• WHAT IS BEING ASKED: Leave out the pictures and reproduce all of the data exactly.

• INFORMATION PROVIDED:
-=-=-=-=-

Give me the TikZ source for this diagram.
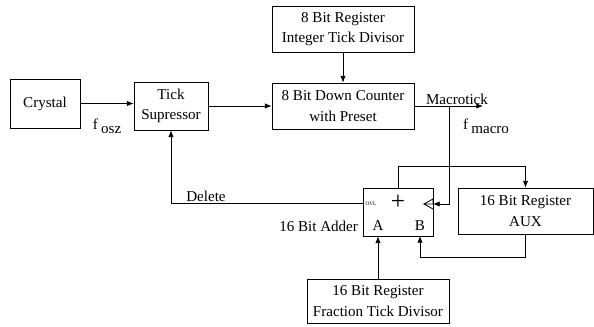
\documentclass[tikz,border=0pt]{standalone}
\usepackage{fontspec}
\setmainfont{Liberation Serif}
\usetikzlibrary{arrows.meta}
\begin{document}
\begin{tikzpicture}[x=0.75pt, y=-0.75pt, line width=0.6pt,
  font=\fontsize{11.3}{15.5}\selectfont,
  >={Latex[length=5pt,width=4pt]},
  block/.style={draw, align=center, inner sep=0pt}]
  \useasboundingbox (0,0) rectangle (594,327);
  \node[block, minimum width=52.5pt, minimum height=36.75pt] (crystal) at (45,103.5) {Crystal};
  \node[block, minimum width=55.5pt, minimum height=36pt] (tick) at (171,106) {Tick\\Supressor};
  \node[block, minimum width=106.5pt, minimum height=34.5pt] (intreg) at (343,29) {8 Bit Register\\Integer Tick Divisor};
  \node[block, minimum width=106.5pt, minimum height=34.5pt] (counter) at (343,106) {8 Bit Down Counter\\with Preset};
  \node[block, minimum width=52.5pt, minimum height=36pt] (adder) at (398,212) {};
  \node[block, minimum width=101.25pt, minimum height=34.5pt] (aux) at (525.5,211) {16 Bit Register\\AUX};
  \node[block, minimum width=106.5pt, minimum height=33pt] (fracreg) at (378,301) {16 Bit Register\\Fraction Tick Divisor};
  \coordinate (mtend) at (483,106);
  \coordinate (split) at (449,106);
  \coordinate (clk) at (433,204);
  \coordinate (ovl) at (363,203);
  \coordinate (bin) at (420,236);
  % adder inside
  \node[font=\fontsize{19}{19}\selectfont] (plus) at (398,202) {+};
  \node[font=\fontsize{4}{4}\selectfont] (ovltxt) at (371,204) {OVL};
  \node (atxt) at (378,226) {A};
  \node (btxt) at (420,226) {B};
  \draw (clk) -- (424,204) -- (433,209);
  \draw (clk) -- (433,199) -- (424,204);
  % connections
  \draw[->] (crystal) -- (crystal -| tick.west);
  \draw[->] (tick) -- (tick -| counter.west);
  \draw[->] (intreg) -- (counter);
  \draw[->] (counter.east) -- (mtend);
  \draw[->] (split) |- (clk);
  \draw[->] (ovl) -| (tick.south);
  \draw[->] (adder.north) -- ++(0,-21) -| (aux.north);
  \draw[->] (aux.south) -- ++(0,23) -| (bin);
  \draw[->] (fracreg.north) -- (fracreg.north |- adder.south);
  % labels
  \node (fosz) at (107,126) {f\hspace{2.5pt}\raisebox{-3pt}{osz}};
  \node (fmacro) at (486,126) {f\hspace{2.5pt}\raisebox{-3pt}{macro}};
  \node[anchor=south, inner sep=1pt] (mtlabel) at (457,106) {Macrotick};
  \node[anchor=south, inner sep=1pt] (dellabel) at (206,203) {Delete};
  \node[anchor=east, inner sep=2pt] (addlabel) at (361,226) {16 Bit Adder};
\end{tikzpicture}
\end{document}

-=-=-=-=-

• COMPLETE RESPONSE:
Give me the TikZ source for this diagram.
\documentclass[tikz,border=0pt]{standalone}
\usepackage{fontspec}
\setmainfont{Liberation Serif}
\usetikzlibrary{arrows.meta}
\begin{document}
\begin{tikzpicture}[x=0.75pt, y=-0.75pt, line width=0.6pt,
  font=\fontsize{11.3}{15.5}\selectfont,
  >={Latex[length=5pt,width=4pt]},
  block/.style={draw, align=center, inner sep=0pt}]
  \useasboundingbox (0,0) rectangle (594,327);
  \node[block, minimum width=52.5pt, minimum height=36.75pt] (crystal) at (45,103.5) {Crystal};
  \node[block, minimum width=55.5pt, minimum height=36pt] (tick) at (171,106) {Tick\\Supressor};
  \node[block, minimum width=106.5pt, minimum height=34.5pt] (intreg) at (343,29) {8 Bit Register\\Integer Tick Divisor};
  \node[block, minimum width=106.5pt, minimum height=34.5pt] (counter) at (343,106) {8 Bit Down Counter\\with Preset};
  \node[block, minimum width=52.5pt, minimum height=36pt] (adder) at (398,212) {};
  \node[block, minimum width=101.25pt, minimum height=34.5pt] (aux) at (525.5,211) {16 Bit Register\\AUX};
  \node[block, minimum width=106.5pt, minimum height=33pt] (fracreg) at (378,301) {16 Bit Register\\Fraction Tick Divisor};
  \coordinate (mtend) at (483,106);
  \coordinate (split) at (449,106);
  \coordinate (clk) at (433,204);
  \coordinate (ovl) at (363,203);
  \coordinate (bin) at (420,236);
  % adder inside
  \node[font=\fontsize{19}{19}\selectfont] (plus) at (398,202) {+};
  \node[font=\fontsize{4}{4}\selectfont] (ovltxt) at (371,204) {OVL};
  \node (atxt) at (378,226) {A};
  \node (btxt) at (420,226) {B};
  \draw (clk) -- (424,204) -- (433,209);
  \draw (clk) -- (433,199) -- (424,204);
  % connections
  \draw[->] (crystal) -- (crystal -| tick.west);
  \draw[->] (tick) -- (tick -| counter.west);
  \draw[->] (intreg) -- (counter);
  \draw[->] (counter.east) -- (mtend);
  \draw[->] (split) |- (clk);
  \draw[->] (ovl) -| (tick.south);
  \draw[->] (adder.north) -- ++(0,-21) -| (aux.north);
  \draw[->] (aux.south) -- ++(0,23) -| (bin);
  \draw[->] (fracreg.north) -- (fracreg.north |- adder.south);
  % labels
  \node (fosz) at (107,126) {f\hspace{2.5pt}\raisebox{-3pt}{osz}};
  \node (fmacro) at (486,126) {f\hspace{2.5pt}\raisebox{-3pt}{macro}};
  \node[anchor=south, inner sep=1pt] (mtlabel) at (457,106) {Macrotick};
  \node[anchor=south, inner sep=1pt] (dellabel) at (206,203) {Delete};
  \node[anchor=east, inner sep=2pt] (addlabel) at (361,226) {16 Bit Adder};
\end{tikzpicture}
\end{document}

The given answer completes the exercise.